The CDF of the double dice roll looks like this:
CDFs of discrete random variables always take on this staircase appearance. For reference, I'll also have the PMF to the side. Before the number 2, the CDF outputs a value of zero. But once we reach 2, we jump to 1/36. When we get to 3, we jump to 3/36. At this point, we need to add the probabilities of the sum being 2 and the sum being 3, since the CDF outputs the cumulative probability. Therefore, these jumps indicate how much probability is allocated to that number. A bigger jump means more probability which means that value is more likely. So these jumps help to describe the structure of the randomness, as the height does in the probability distribution.
Probability and statistics
Before we look at some code, let’s talk about a connection between probability and statistics. They're very often paired together, but the distinction between them is not made clear. When people first start learning about probability distributions, they are grounded in real world examples like the dice I mentioned. These are good for first picking up the concept of random variables, but I feel they don't help explain why we statisticians would bother to learn about it.
Let me ask. What are the random variables we deal with in statistics?
The first is the dataset. Data is a really general, but I'll use it to represent observed information in number form. When we collect data, it usually comes in the form of a sample. A dataset is just a collection of observed random variables. The number of observations, or sample size, is usually denoted with the letter n. A dataset is observed, so we usually denote it like this. If we're just talking about the general idea of a dataset, then it would look like this.
But we don't collect just to do nothing with it. The sample size n could be really large, so we often want to summarize the information contained in a dataset into a single value. This single value is called a statistic. For some reason, statistics are often denoted with a capital T. A statistic is simple. It takes a dataset of n observations and outputs a single number. There are many common statistics that we care about and learn about in statistics classes. The sample mean. The sample median. The sample variance. They are all functions of data that produce a single number, and they have meaning that is relevant to the data. There are many other interesting statistics other than these, so it's helpful to have a general definition.
In probability class, you learn that function of a random variables are also random variables. This is an application of that.

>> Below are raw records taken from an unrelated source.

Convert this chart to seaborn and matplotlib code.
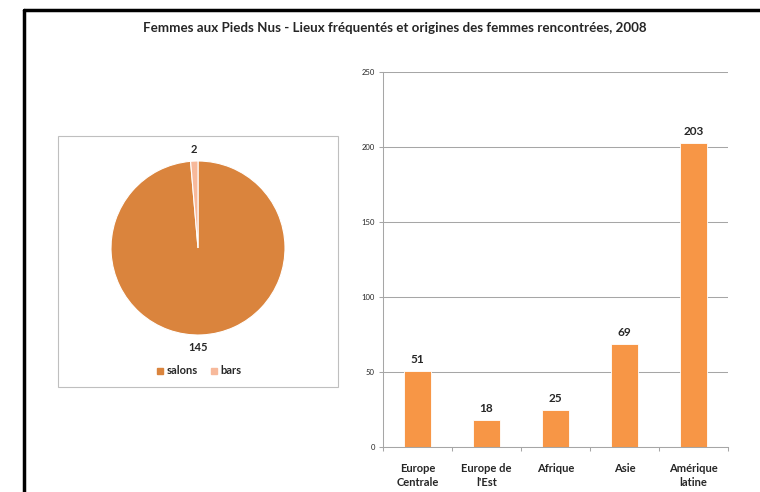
import matplotlib
matplotlib.use("Agg")
import matplotlib.pyplot as plt
import seaborn as sns
import pandas as pd
from matplotlib.patches import Rectangle
from matplotlib.lines import Line2D

# ---- data ----
title = "Femmes aux Pieds Nus - Lieux fréquentés et origines des femmes rencontrées, 2008"
pie_labels = ["salons", "bars"]
pie_values = [145, 2]
pie_colors = ["#DA843D", "#F7B99B"]

regions = ["Europe\nCentrale", "Europe de\nl'Est", "Afrique", "Asie", "Amérique\nlatine"]
counts = [51, 18, 25, 69, 203]
bar_color = "#F79646"
y_ticks = [0, 50, 100, 150, 200, 250]

sns.set_theme(style="white")
plt.rcParams['font.family'] = ['Lato', 'DejaVu Sans']

W, H = 760, 492
fig = plt.figure(figsize=(W / 100, H / 100), dpi=100)
fig.patch.set_facecolor("white")

def fx(x): return x / W
def fy(y): return 1 - y / H

# outer black frame (top + left visible)
fig.add_artist(Line2D([fx(24), fx(760)], [fy(10), fy(10)], color="black", lw=2.5, transform=fig.transFigure))
fig.add_artist(Line2D([fx(24), fx(24)], [fy(10), fy(492)], color="black", lw=2.5, transform=fig.transFigure))

fig.text(fx(395), fy(28), title, ha="center", va="center", fontsize=9.6, fontweight="bold")

# ---- pie ----
fig.add_artist(Rectangle((fx(58), fy(387)), fx(338) - fx(58), fy(136) - fy(387),
                         transform=fig.transFigure, fill=False, edgecolor="#BFBFBF", lw=0.8))
cx, cy, r = 198, 248, 87
axp = fig.add_axes([fx(cx - r), fy(cy + r), 2 * r / W, 2 * r / H])
wedges, _ = axp.pie(pie_values, colors=pie_colors, startangle=90, counterclock=False,
                    wedgeprops=dict(edgecolor="white", linewidth=0.8))
axp.set_xlim(-1, 1)
axp.set_ylim(-1, 1)
axp.set_aspect("equal")
axp.axis("off")
axp.text(-0.05, 1.135, str(pie_values[1]), ha="center", va="center", fontsize=8,
         fontweight="bold", clip_on=False)
axp.text(0.0, -1.14, str(pie_values[0]), ha="center", va="center", fontsize=8,
         fontweight="bold", clip_on=False)
handles = [Line2D([], [], marker="s", linestyle="", color=c, markersize=5) for c in pie_colors]
leg = fig.legend(handles, pie_labels, loc="center", bbox_to_anchor=(fx(198), fy(371)),
                 ncol=2, frameon=False, handletextpad=0.1, columnspacing=1.0,
                 prop=dict(size=8, weight="bold"), handlelength=1.0)

# ---- bars ----
axb = fig.add_axes([fx(383), fy(447.3), (728 - 383) / W, (447.3 - 72.3) / H])
df = pd.DataFrame({"region": regions, "count": counts})
sns.barplot(data=df, x="region", y="count", color=bar_color, saturation=1, width=0.39,
            ax=axb, edgecolor="white", linewidth=0.6)
axb.set_ylim(0, 250)
axb.set_xlim(-0.5, len(regions) - 0.5)
axb.set_yticks(y_ticks)
axb.set_yticklabels([str(t) for t in y_ticks], fontsize=5.5)
axb.yaxis.grid(True, color="#A6A6A6", lw=0.75)
axb.set_axisbelow(True)
axb.set_xlabel("")
axb.set_ylabel("")
for s in ["top", "right"]:
    axb.spines[s].set_visible(False)
for s in ["left", "bottom"]:
    axb.spines[s].set_color("#A6A6A6")
    axb.spines[s].set_linewidth(0.75)
axb.tick_params(axis="y", which="major", left=True, length=3, width=0.75, color="#A6A6A6", pad=3)
axb.tick_params(axis="x", which="major", bottom=False, pad=5)
axb.set_xticks([i - 0.5 for i in range(len(regions) + 1)], minor=True)
axb.tick_params(axis="x", which="minor", bottom=True, length=3, width=0.75, color="#A6A6A6")
for lab in axb.get_xticklabels():
    lab.set_fontsize(8)
    lab.set_fontweight("bold")
    lab.set_linespacing(1.35)
    lab.set_va("top")
for i, v in enumerate(counts):
    axb.text(i, v + 4, str(v), ha="center", va="bottom", fontsize=8.5, fontweight="bold")

fig.savefig("out.png", dpi=100, facecolor="white")
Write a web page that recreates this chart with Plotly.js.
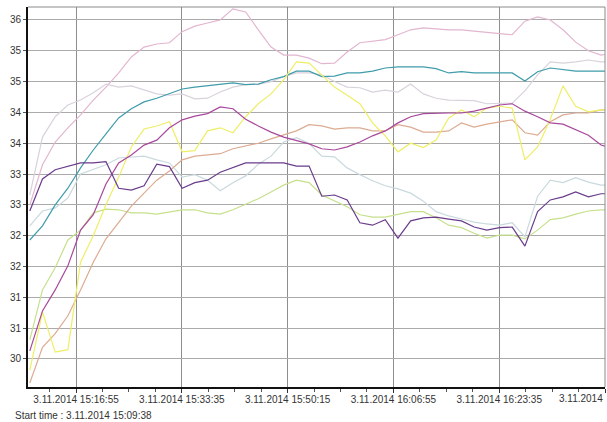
<!DOCTYPE html>
<html>
<head>
<meta charset="utf-8">
<script src="https://cdn.plot.ly/plotly-3.0.1.min.js"></script>
<style>
  html, body { margin: 0; padding: 0; background: #fff; }
  #chart { width: 607px; height: 422px; }
</style>
</head>
<body>
<div id="chart"></div>
<script>
// Sample times (2-minute logging interval)
const times = [
  "2014-11-03 15:09:38","2014-11-03 15:11:38","2014-11-03 15:13:38","2014-11-03 15:15:38",
  "2014-11-03 15:17:38","2014-11-03 15:19:38","2014-11-03 15:21:38","2014-11-03 15:23:38",
  "2014-11-03 15:25:38","2014-11-03 15:27:38","2014-11-03 15:29:38","2014-11-03 15:31:38",
  "2014-11-03 15:33:38","2014-11-03 15:35:38","2014-11-03 15:37:38","2014-11-03 15:39:38",
  "2014-11-03 15:41:38","2014-11-03 15:43:38","2014-11-03 15:45:38","2014-11-03 15:47:38",
  "2014-11-03 15:49:38","2014-11-03 15:51:38","2014-11-03 15:53:38","2014-11-03 15:55:38",
  "2014-11-03 15:57:38","2014-11-03 15:59:38","2014-11-03 16:01:38","2014-11-03 16:03:38",
  "2014-11-03 16:05:38","2014-11-03 16:07:38","2014-11-03 16:09:38","2014-11-03 16:11:38",
  "2014-11-03 16:13:38","2014-11-03 16:15:38","2014-11-03 16:17:38","2014-11-03 16:19:38",
  "2014-11-03 16:21:38","2014-11-03 16:23:38","2014-11-03 16:25:38","2014-11-03 16:27:38",
  "2014-11-03 16:29:38","2014-11-03 16:31:38","2014-11-03 16:33:38","2014-11-03 16:35:38",
  "2014-11-03 16:37:38","2014-11-03 16:39:38","2014-11-03 16:41:38"
];

// Sensor readings
const pinkSensor = [33.0,33.65,34.02,34.25,34.46,34.70,34.91,35.14,35.40,35.56,35.61,35.63,35.81,35.90,35.95,36.0,36.18,36.13,35.84,35.56,35.43,35.43,35.38,35.29,35.30,35.48,35.63,35.66,35.68,35.76,35.84,35.87,35.85,35.84,35.84,35.82,35.79,35.77,35.76,35.98,36.05,36.0,35.84,35.64,35.50,35.43,35.46];
const lavenderSensor = [33.16,34.10,34.43,34.62,34.70,34.82,34.96,34.91,34.93,34.86,34.80,34.78,34.80,34.72,34.73,34.83,34.91,34.95,34.96,35.0,35.08,35.14,35.14,35.11,35.0,34.91,34.90,34.83,34.86,34.83,34.96,34.80,34.73,34.70,34.70,34.69,34.64,34.65,34.65,34.85,35.11,35.32,35.30,35.32,35.35,35.32,35.32];
const tealSensor = [32.43,32.66,33.0,33.27,33.60,33.89,34.15,34.41,34.56,34.67,34.73,34.80,34.88,34.91,34.93,34.95,34.98,34.95,34.96,35.03,35.08,35.17,35.17,35.08,35.09,35.14,35.14,35.17,35.22,35.24,35.24,35.24,35.21,35.14,35.16,35.14,35.14,35.14,35.14,35.01,35.16,35.22,35.19,35.17,35.17,35.17,35.17];
const greySensor = [32.66,32.90,32.95,33.11,33.50,33.58,33.65,33.76,33.78,33.79,33.73,33.68,33.45,33.49,33.40,33.23,33.36,33.47,33.66,33.79,34.02,34.09,34.0,33.79,33.78,33.60,33.49,33.39,33.31,33.26,33.19,33.06,32.89,32.82,32.77,32.72,32.69,32.67,32.71,32.48,33.14,33.40,33.36,33.44,33.37,33.32,33.32];
const yellowSensor = [30.32,31.26,30.61,30.65,32.07,32.50,33.0,33.45,33.94,34.23,34.28,34.35,33.86,33.88,34.20,34.25,34.17,34.43,34.64,34.80,35.03,35.32,35.30,35.11,34.91,34.78,34.64,34.33,34.12,33.86,34.0,33.93,34.05,34.41,34.54,34.43,34.57,34.60,34.57,33.73,33.94,34.39,34.93,34.60,34.51,34.54,34.54];
const tanSensor = [30.11,30.69,30.91,31.20,31.62,32.07,32.45,32.72,32.98,33.19,33.40,33.55,33.73,33.79,33.81,33.83,33.91,33.96,34.0,34.07,34.13,34.20,34.30,34.28,34.23,34.25,34.25,34.20,34.20,34.30,34.26,34.18,34.18,34.20,34.33,34.26,34.31,34.35,34.38,34.17,34.13,34.35,34.46,34.49,34.49,34.54,34.54];
const greenSensor = [30.81,31.62,31.98,32.43,32.59,32.87,32.93,32.92,32.87,32.87,32.85,32.89,32.92,32.92,32.87,32.85,32.92,33.01,33.10,33.21,33.32,33.40,33.36,33.16,33.06,32.97,32.84,32.80,32.80,32.84,32.89,32.89,32.79,32.67,32.63,32.54,32.46,32.51,32.51,32.45,32.59,32.76,32.79,32.85,32.90,32.92,32.92];
const magentaSensor = [30.63,31.28,31.62,32.01,32.59,32.84,33.34,33.68,33.81,33.97,34.05,34.25,34.38,34.44,34.48,34.59,34.56,34.39,34.28,34.18,34.10,34.05,33.99,33.91,33.89,33.94,34.02,34.12,34.20,34.33,34.43,34.48,34.49,34.49,34.49,34.52,34.57,34.62,34.64,34.52,34.43,34.33,34.31,34.22,34.13,33.97,33.91];
const purpleSensor = [32.9,33.42,33.57,33.62,33.68,33.68,33.70,33.27,33.24,33.31,33.66,33.62,33.27,33.36,33.40,33.53,33.60,33.68,33.68,33.68,33.68,33.63,33.63,33.14,33.16,33.08,32.71,32.67,32.76,32.46,32.74,32.79,32.80,32.77,32.74,32.64,32.59,32.63,32.64,32.33,32.89,33.08,33.13,33.21,33.13,33.18,33.18];

// Axis ticks (the label at the right edge is drawn separately, right-aligned)
const xTickVals = ["2014-11-03 15:16:55","2014-11-03 15:33:35","2014-11-03 15:50:15","2014-11-03 16:06:55","2014-11-03 16:23:35","2014-11-03 16:40:15"];
const xTickText = ["3.11.2014 15:16:55","3.11.2014 15:33:35","3.11.2014 15:50:15","3.11.2014 16:06:55","3.11.2014 16:23:35",""];
const xEdgeLabel = "3.11.2014";
const yTickVals = [30.5,31,31.5,32,32.5,33,33.5,34,34.5,35,35.5,36];
const yTickText = ["30","31","31","32","32","33","33","34","34","35","35","36"];
const startLabel = "Start time : 3.11.2014 15:09:38";

const series = [
  {y: pinkSensor, color: "#e3b6cf"},
  {y: lavenderSensor, color: "#d9d2dc"},
  {y: greySensor, color: "#c9d9dd"},
  {y: tealSensor, color: "#3f9cab"},
  {y: greenSensor, color: "#c6e08c"},
  {y: tanSensor, color: "#dcab92"},
  {y: yellowSensor, color: "#eeee66"},
  {y: magentaSensor, color: "#a8489c"},
  {y: purpleSensor, color: "#6a3c8c"}
];

const traces = series.map(s => ({
  type: "scatter",
  mode: "lines",
  x: times,
  y: s.y,
  line: {color: s.color, width: 1.2},
  hoverinfo: "skip"
}));

const font = {family: "Liberation Sans, Arial, sans-serif", size: 10, color: "#333"};

const layout = {
  width: 607,
  height: 422,
  margin: {l: 28, r: 2, t: 7, b: 35, pad: 0},
  paper_bgcolor: "#ffffff",
  plot_bgcolor: "#ffffff",
  showlegend: false,
  font: font,
  xaxis: {
    type: "date",
    range: ["2014-11-03 15:09:21", "2014-11-03 16:40:15"],
    tickmode: "array",
    tickvals: xTickVals,
    ticktext: xTickText,
    ticks: "outside",
    ticklen: 4,
    tickcolor: "#333",
    ticklabelstandoff: -2,
    showgrid: true,
    gridcolor: "#8e8e8e",
    gridwidth: 1,
    showline: true,
    linecolor: "#111",
    linewidth: 2,
    zeroline: false,
    tickfont: font,
    minor: {
      tickmode: "linear",
      tick0: "2014-11-03 15:16:55",
      dtick: 250000,
      ticks: "outside",
      ticklen: 3,
      tickcolor: "#555",
      showgrid: false
    }
  },
  yaxis: {
    range: [30.045, 36.21],
    tickmode: "array",
    tickvals: yTickVals,
    ticktext: yTickText,
    ticks: "outside",
    ticklen: 3,
    tickcolor: "#555",
    showgrid: true,
    gridcolor: "#aaaaaa",
    gridwidth: 1,
    showline: true,
    linecolor: "#111",
    linewidth: 2,
    zeroline: false,
    tickfont: font
  },
  shapes: [
    {type: "line", xref: "paper", yref: "paper", x0: 0, x1: 1, y0: 1, y1: 1, line: {color: "#8a8a8a", width: 1}},
    {type: "line", xref: "paper", yref: "paper", x0: 1, x1: 1, y0: 0, y1: 1, line: {color: "#8a8a8a", width: 1}}
  ],
  annotations: [
    {
      text: xEdgeLabel,
      xref: "paper", yref: "paper",
      x: 1, y: -0.03,
      xanchor: "right", yanchor: "middle",
      showarrow: false,
      font: font
    },
    {
      text: startLabel,
      xref: "paper", yref: "paper",
      x: -0.0265, y: -0.0737,
      xanchor: "left", yanchor: "middle",
      showarrow: false,
      font: font
    }
  ]
};

Plotly.newPlot("chart", traces, layout, {displayModeBar: false, staticPlot: true});
</script>
</body>
</html>
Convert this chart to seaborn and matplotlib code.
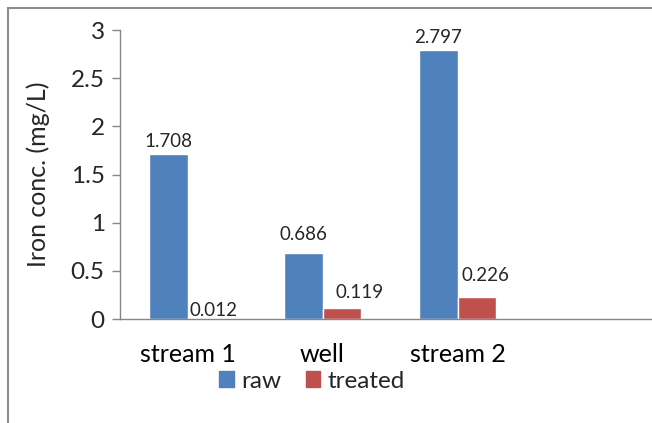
import numpy as np
import pandas as pd
import matplotlib
matplotlib.use("Agg")
import matplotlib.pyplot as plt
import seaborn as sns
from matplotlib.patches import Rectangle

# data
sites = ["stream 1", "well", "stream 2"]
raw = [1.708, 0.686, 2.797]
treated = [0.012, 0.119, 0.226]
series = ["raw", "treated"]
colors = ["#4F81BD", "#C0504D"]

df = pd.DataFrame({
    "site": sites * 2,
    "conc": raw + treated,
    "kind": ["raw"] * 3 + ["treated"] * 3,
})

sns.set_style("white")
plt.rcParams["font.family"] = ["Lato", "DejaVu Sans"]

fig = plt.figure(figsize=(6.52, 4.23), dpi=100)
ax = fig.add_axes([120 / 652, 104 / 423, 540 / 652, 289 / 423])

order = sites + [" "]
sns.barplot(data=df, x="site", y="conc", hue="kind", order=order,
            hue_order=series, palette=colors, width=0.574, gap=0,
            saturation=1, ax=ax, legend=False)

ax.set_ylim(0, 3)
ax.set_xlim(-0.5, 3.5)
ax.set_yticks(np.arange(0, 3.01, 0.5))
ax.set_yticklabels(["0", "0.5", "1", "1.5", "2", "2.5", "3"])
ax.set_xticks([-0.5, 0.5, 1.5, 2.5, 3.5], minor=True)
ax.set_xticks(range(4))
ax.set_xticklabels(order)
ax.tick_params(axis="x", which="major", length=0, labelsize=18, pad=17, colors="#000000")
ax.tick_params(axis="x", which="minor", length=7, width=1, color="#868686", direction="out")
ax.tick_params(axis="y", length=6, width=1, color="#868686", labelsize=17.5, pad=5, left=True)
ax.set_xlabel("")
ax.set_ylabel("Iron conc. (mg/L)", fontsize=18)
ax.yaxis.set_label_coords(-0.13, 0.5)
for s in ["top", "right"]:
    ax.spines[s].set_visible(False)
for s in ["left", "bottom"]:
    ax.spines[s].set_color("#868686")
    ax.spines[s].set_linewidth(1)

# data labels (offsets in points: dx, dy)
offsets = {
    "raw": [(0, 9), (0, 13), (0, 9)],
    "treated": [(5, 5), (13, 11), (6, 16)],
}
for k, cont in zip(series, ax.containers):
    for i, bar in enumerate(cont.patches[:3]):
        h = bar.get_height()
        dx, dy = offsets[k][i]
        ax.annotate(f"{h:.3f}", (bar.get_x() + bar.get_width() / 2, h),
                    xytext=(dx, dy), textcoords="offset points",
                    ha="center", va="center", fontsize=13.5)

handles = [Rectangle((0, 0), 1, 1, color=c) for c in colors]
fig.legend(handles, series, loc="center", bbox_to_anchor=(312 / 652, 1 - 381 / 423),
           ncol=2, frameon=False, fontsize=17.5, handlelength=0.6, handleheight=0.6,
           handletextpad=0.3, columnspacing=1.0)

fig.add_artist(Rectangle((8 / 652, -0.1), 1.2, (423 - 8) / 423 + 0.1,
                         transform=fig.transFigure, fill=False,
                         edgecolor="#8c8c8c", linewidth=1.5))

fig.savefig("out.png", dpi=100)
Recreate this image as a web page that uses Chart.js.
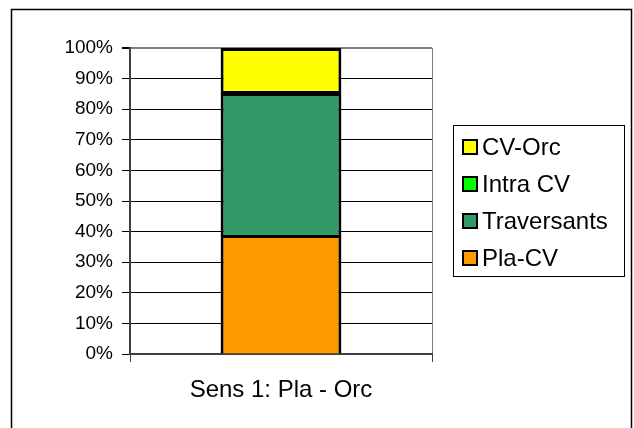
<!DOCTYPE html>
<html>
<head>
<meta charset="utf-8">
<script src="https://cdn.jsdelivr.net/npm/chart.js@4"></script>
<style>
html,body{margin:0;padding:0;background:#fff;}
#wrap{width:634px;height:428px;position:relative;}
</style>
</head>
<body>
<div id="wrap"><canvas id="c" width="634" height="428"></canvas></div>
<script>
const categories = ["Sens 1: Pla - Orc"];
const seriesNames = ["Pla-CV", "Traversants", "Intra CV", "CV-Orc"];
const plaCV = [38.56];
const traversants = [46.41];
const intraCV = [0.65];
const cvOrc = [14.38];
const tickValues = [0,10,20,30,40,50,60,70,80,90,100];

const colors = ["#FF9900", "#339966", "#00FF00", "#FFFF00"];
const FONT = "'Liberation Sans', Arial, sans-serif";

const frame = {
  id: 'frame',
  beforeDraw(chart) {
    const ctx = chart.ctx;
    ctx.save();
    ctx.fillStyle = '#fff';
    ctx.fillRect(0, 0, chart.width, chart.height);
    ctx.strokeStyle = '#000';
    ctx.lineWidth = 1.5;
    ctx.strokeRect(11.5, 9.5, 620, 440);
    ctx.restore();
  }
};

const legendBox = {
  id: 'legendBox',
  afterDraw(chart) {
    const ctx = chart.ctx;
    ctx.save();
    const x = 453.5, y = 125.5, w = 171, h = 151;
    ctx.fillStyle = '#fff';
    ctx.fillRect(x, y, w, h);
    ctx.strokeStyle = '#000';
    ctx.lineWidth = 1;
    ctx.strokeRect(x, y, w, h);
    const ds = chart.data.datasets.slice().reverse();
    ctx.font = '24px ' + FONT;
    ctx.textBaseline = 'middle';
    ds.forEach((d, i) => {
      const cy = 147 + i * 37;
      ctx.fillStyle = d.backgroundColor;
      ctx.fillRect(463, cy - 7, 14, 14);
      ctx.strokeStyle = '#000';
      ctx.lineWidth = 2;
      ctx.strokeRect(463, cy - 7, 14, 14);
      ctx.fillStyle = '#000';
      ctx.fillText(d.label, 482, cy + 1);
    });
    ctx.restore();
  }
};

const seriesData = [plaCV, traversants, intraCV, cvOrc];
const borders = [
  { left: 3, right: 3, top: 2, bottom: 0 },
  { left: 3, right: 3, top: 2, bottom: 1 },
  2,
  { left: 3, right: 3, top: 3, bottom: 1 }
];

new Chart(document.getElementById('c'), {
  type: 'bar',
  data: {
    labels: categories,
    datasets: seriesNames.map((n, i) => ({
      label: n,
      data: seriesData[i],
      backgroundColor: colors[i],
      borderColor: '#000',
      borderWidth: borders[i],
      inflateAmount: 0,
      borderSkipped: false,
      barPercentage: 0.4,
      categoryPercentage: 1
    }))
  },
  options: {
    responsive: false,
    animation: false,
    devicePixelRatio: 1,
    layout: { padding: { left: 0, top: 48, right: 202, bottom: 0 } },
    plugins: { legend: { display: false }, tooltip: { enabled: false } },
    scales: {
      x: {
        stacked: true,
        grid: {
          display: true,
          offset: true,
          color: (c) => c.index === 0 ? '#404040' : '#808080',
          tickColor: '#404040',
          tickLength: 8,
          lineWidth: 1
        },
        border: { display: true, color: '#404040', width: 2 },
        ticks: { color: '#000', font: { family: FONT, size: 24 }, padding: 14 },
        afterFit(s) { s.height = 74; }
      },
      y: {
        stacked: true,
        min: 0,
        max: 100,
        afterBuildTicks(s) { s.ticks = tickValues.map(v => ({ value: v })); },
        grid: {
          color: (c) => c.tick && c.tick.value === 100 ? '#808080' : '#000',
          tickColor: '#000',
          tickLength: 8,
          lineWidth: (c) => c.tick && c.tick.value === 100 ? 2 : 1
        },
        border: { display: true, color: '#404040', width: 2 },
        ticks: {
          color: '#000',
          font: { family: FONT, size: 19 },
          padding: 9,
          callback: (v) => v + '%'
        },
        afterFit(s) { s.width = 130; }
      }
    }
  },
  plugins: [frame, legendBox]
});
</script>
</body>
</html>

Since a statistic is a function of data, which is just a collection of random variables, then it’s also a random variable.
This can be potentially confusing because many times, we only ever collect one dataset and by extension, only ever see one sample statistic in the end. So how could it be random? All you need to do is think about what happens when you just collect another dataset. It's very unlikely that that second dataset will produce the exact value for the statistic.
If statistics are random variables, then by extension, they also have probability distributions. This is a foundational piece of knowledge in statistics that is often missed by beginning students. If you internalize this, it makes other concepts like hypothesis testing much easier to understand.